Orada çalışan işçiler Kürt’tür. Oranın coğrafyası Kürt coğrafyasıdır. Hükümet’in Kürtlere yaklaşımı budur. İşçi olarak ölürsen cenazeni kendin çıkarırsın. Bunu yaparken ölecek olursan sorumluluk da sana aittir.
- Taziye evinde köpekle arama yapmak istediler
Aileler Hükümet yetkililerine “Buraya gelmeyin, gövde gösterisi yapmayın, biz çocuklarımızın cenazeleri çıkarmaya çalışıyoruz” dediler. Ve aileler halen 4 cenaze için çalışıyor. Ama polis yetkilileri taziye evlerine gidip, “Bakan sizin evinize gelmek istiyor, siz çıksanız da biz köpekle arama yapsak” diyorlar. İşçi ailesini tehlike gören bir anlayışla karşı karşıyayız.

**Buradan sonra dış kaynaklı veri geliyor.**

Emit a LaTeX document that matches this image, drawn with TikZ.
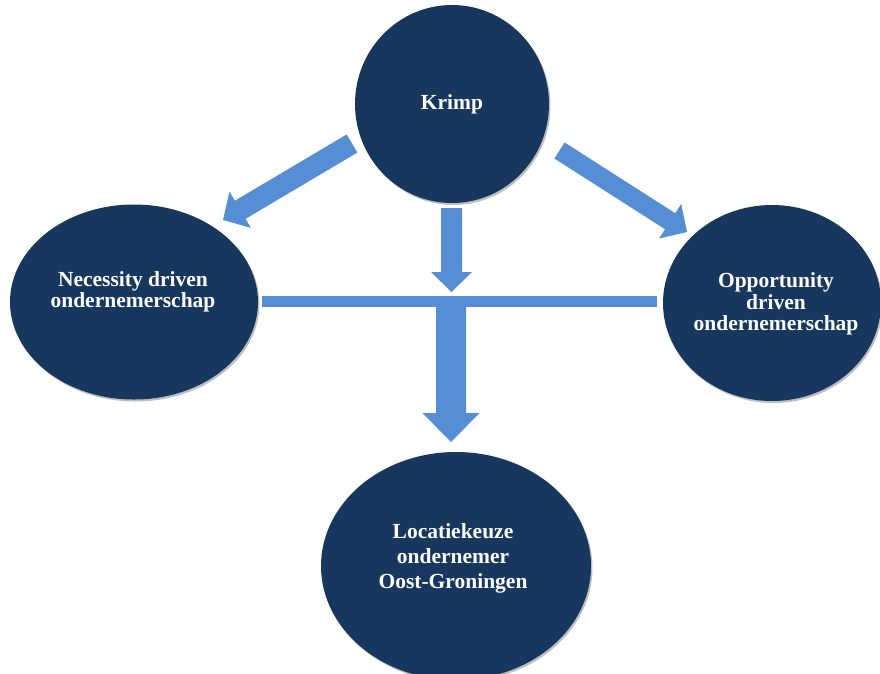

- Dayanışmaya gelenler gözaltına alınıyor
İşçilere, “Eleştiri yapmayın, tepki göstermeyin, Şirket iyi çalışıyor deyin ki bu şirket kapanmasın” diyorlar. BBC Türkçe muhabiri Hatice Kamer gelip ailelerle görüşmek istediği için Siirt’te gözaltına alındı. Dayanışma için Türkiye’nin batısından gelenleri "eylem amaçlı gelmişler" diyerek gözaltına aldılar.
AKP hükümeti tarihe bu utançla da geçecek. Bunun hesabı bugün olmasa da yarın, adil bir yargı önünde sorulacak.